Judge-ment Day

Justice Antonin Scalia, discussing the fine points of constitutional law with Bonnie Camden and Mike Crowley, September 16, 1988.

Scalia - Camden - CrowleyJustice Scalia was in town to deliver the annual Taft Lecture. The published version of his speech, “Originalism: the Lesser Evil,” 57 U. Cinn. L. Rev. 849, is now considered something of a landmark in the scholarship of conservative jurisprudence.

At the wine-and-cheese reception in the atrium after the lecture,…

…Justice Scalia stood off to one side with his drink, his Secret Service guy nearby, and basically waited for people to come strike up a conversation with him.  I was shooting photos for The Restatement, so I hung around where he was hanging around and waited for an interesting composition to appear in my viewfinder.

The professors and VIPs weren’t all that eager, as a group, to come over and talk to the judge.  Students were another matter.  Several of the law review writers who’d done casenotes the previous year on decisions where Justice Scalia had written an opinion, and some of the 2Ls who’d been assigned casenotes on Scalia opinions came up and just started chatting with him.

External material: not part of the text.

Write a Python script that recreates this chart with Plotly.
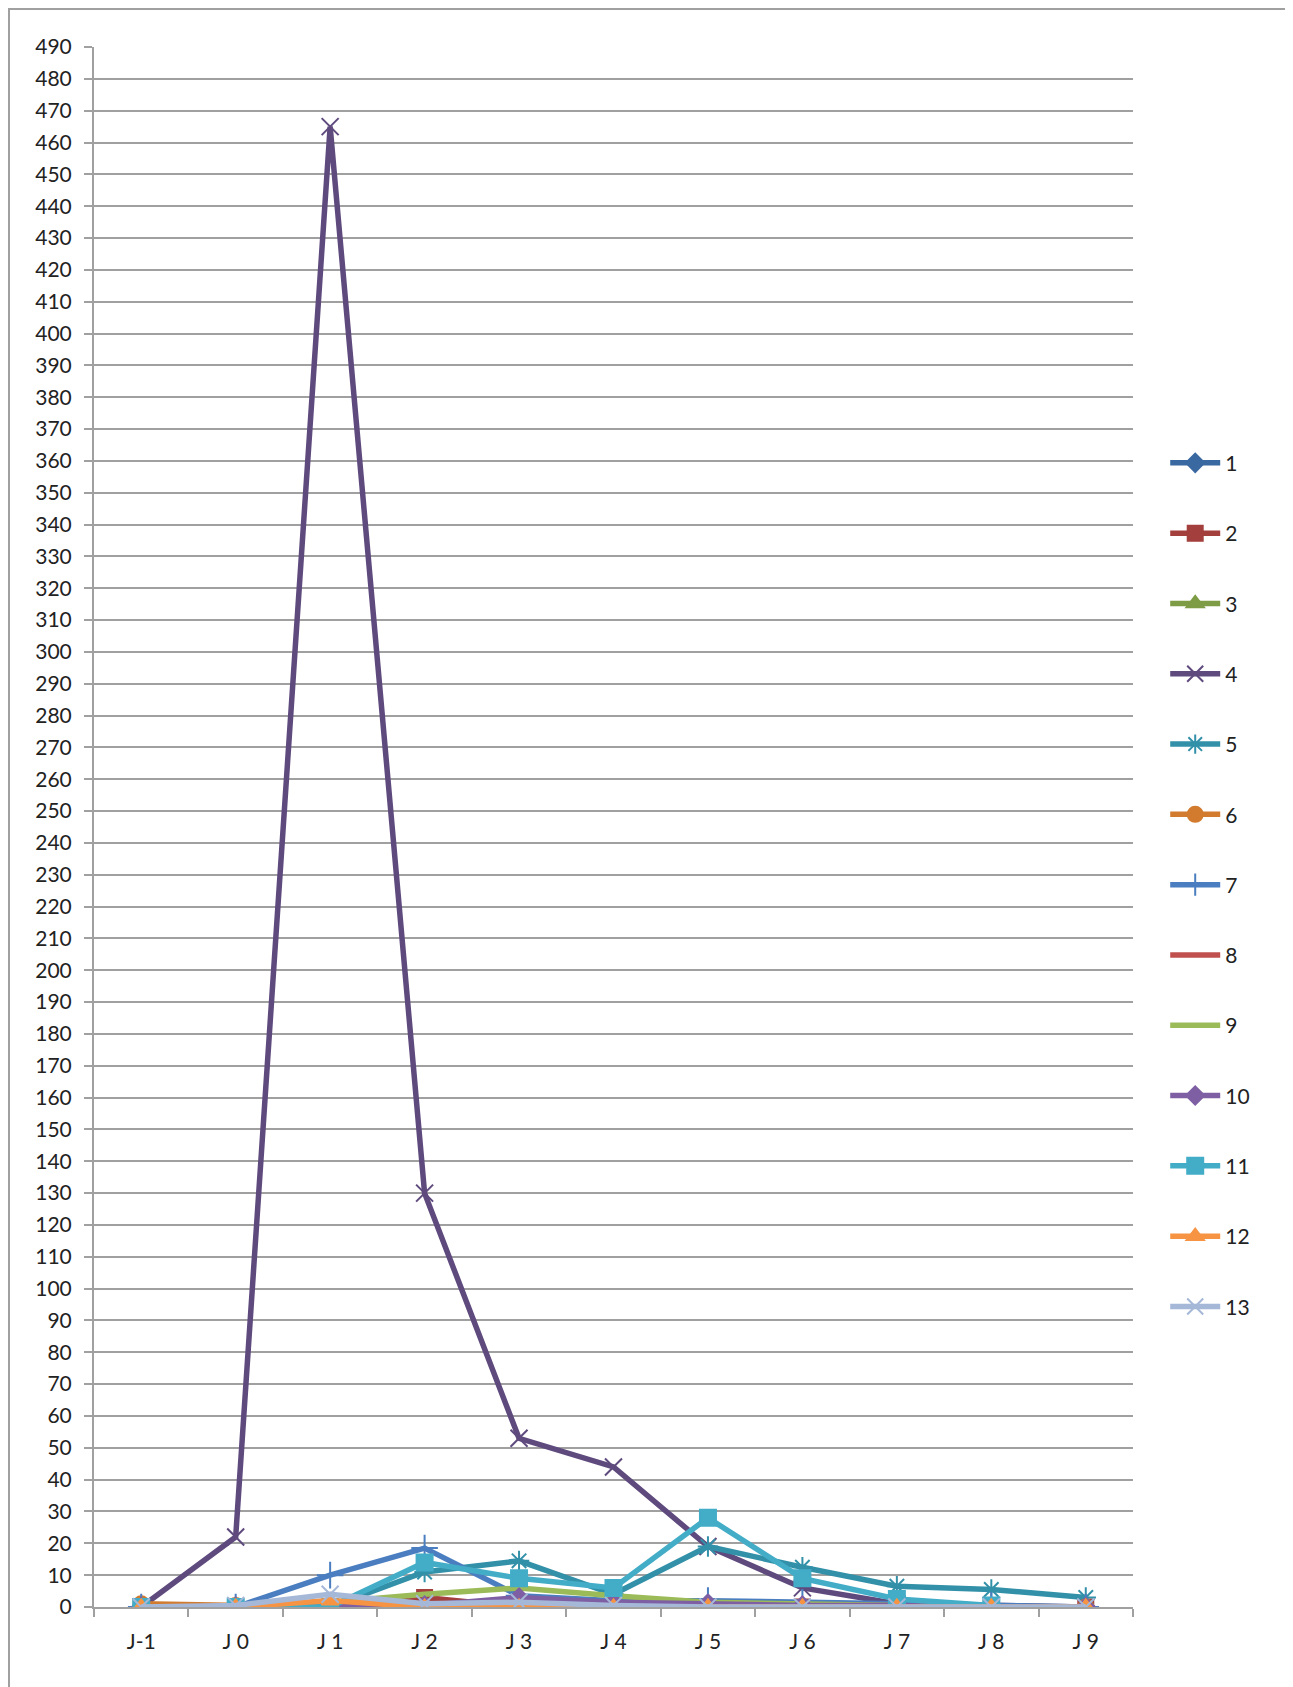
import plotly.graph_objects as go

categories = ["J-1", "J 0", "J 1", "J 2", "J 3", "J 4", "J 5", "J 6", "J 7", "J 8", "J 9"]

s1 = [0, 0, 0, 0, 0, 0, 1, 0, 0, 0, 0]
s2 = [0, 0, 0, 3, 0, 0, 0, 0, 0, 0, 0]
s3 = [0, 0, 0, 0, 0, 0, 0, 0, 0, 0, 0]
s4 = [0, 22, 465, 130, 53, 44, 19, 6, 1, 0.5, 0]
s5 = [0, 0, 0, 11, 14.5, 4, 19, 12.5, 6.5, 5.5, 3]
s6 = [1, 0.5, 0, 0, 0, 0, 0, 0, 0, 0, 0]
s7 = [0, 0, 10, 18.5, 3.5, 2, 2, 1.5, 1, 0.5, 0]
s8 = [0, 0, 0, 1, 0.5, 0, 0, 0.5, 0.5, 0, 0]
s9 = [0, 0, 1.5, 4, 6, 3.5, 1.5, 1, 0.5, 0, 0]
s10 = [0, 0, 0, 0.5, 3, 1.5, 1, 0.5, 0.5, 0, 0]
s11 = [0, 0, 0, 14, 9, 6, 28, 9, 2.5, 0.5, None]
s12 = [0, 0, 2, 0, 0, 0, 0, 0, 0, 0, 0]
s13 = [0, 0.5, 4, 1, 1.5, 0.5, 0, 0, 0, 0, 0]

series_names = ["1", "2", "3", "4", "5", "6", "7", "8", "9", "10", "11", "12", "13"]
series_values = [s1, s2, s3, s4, s5, s6, s7, s8, s9, s10, s11, s12, s13]

colors = ["#3A69A1", "#A33F3C", "#7E9B45", "#5F4A7E", "#3290A8", "#D27B2E",
          "#4A7EC0", "#C0504D", "#9BBB59", "#7F5FA4", "#43ADC8", "#F79443", "#A5B8D8"]
symbols = ["diamond", "square", "triangle-up", "x-thin-open", "asterisk-open", "circle",
           "cross-thin-open", None, None, "diamond", "square", "triangle-up", "x-thin-open"]
sizes = [14, 15, 15, 17, 17, 15, 19, 0, 0, 14, 16, 15, 17]

fig = go.Figure()
for name, vals, col, sym, sz in zip(series_names, series_values, colors, symbols, sizes):
    if sym is None:
        fig.add_trace(go.Scatter(x=categories, y=vals, name=name, mode="lines",
                                 line=dict(color=col, width=5.5), legendgroup=name))
    else:
        fig.add_trace(go.Scatter(x=categories, y=vals, name=name, mode="lines+markers",
                                 line=dict(color=col, width=5.5),
                                 marker=dict(symbol=sym, size=sz, color=col,
                                             line=dict(color=col, width=2)),
                                 legendgroup=name))

fig.update_layout(
    width=1293, height=1687,
    margin=dict(l=86, r=168, t=39, b=88),
    paper_bgcolor="white", plot_bgcolor="white",
    font=dict(family="Lato, Open Sans, sans-serif", size=21, color="#222222"),
    showlegend=True,
    legend=dict(x=1.031, xanchor="left", y=0.463, yanchor="middle",
                tracegroupgap=40, font=dict(size=21), itemwidth=50,
                bgcolor="rgba(0,0,0,0)"),
    xaxis=dict(type="category", range=[-0.5, 10.5], showgrid=False,
               showline=True, linecolor="#A0A0A0", linewidth=2,
               ticks="outside", tickson="boundaries", ticklen=8, tickcolor="#A0A0A0",
               tickwidth=2, zeroline=False, ticklabelstandoff=15),
    yaxis=dict(range=[0, 490], dtick=10, tick0=0, showgrid=True, gridcolor="#A0A0A0",
               gridwidth=2, showline=True, linecolor="#A0A0A0", linewidth=2,
               ticks="outside", ticklen=8, tickcolor="#A0A0A0", tickwidth=2,
               zeroline=False, ticklabelstandoff=8),
    shapes=[dict(type="rect", xref="paper", yref="paper",
                 x0=-0.0818, x1=1.150, y0=-0.07, y1=1.0244,
                 line=dict(color="#A0A0A0", width=2), fillcolor="rgba(0,0,0,0)",
                 layer="below")],
)

fig.write_html("out.html")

In a couple of cases, the student writer–Andy Hasselbach, for one–had some very pointed critiques of the opinion in question.  Justice Scalia didn’t seem perturbed by this at all; in fact, he seemed to have enjoyed the opportunity to get into a good healthy intellectual debate.  He treated the students as equals and debated the issues on the merits, rather than pulling rank.

Jan Katz, whose views on constitutional law are about as far away from Antonin Scalia as you can get and still be talking about the same political system, wrote up the speech for The Restatement–and give her credit, what she wrote was a masterpiece of “fair and balanced” objectivity.  A few weeks later, she got a handwritten note from Justice Scalia on U.S. Supreme Court stationery, thanking her for what he called “the best press account of one of my speeches I’ve ever seen.”

Whatever else you think of him or his judicial opinions, the man has class, you have to give him that.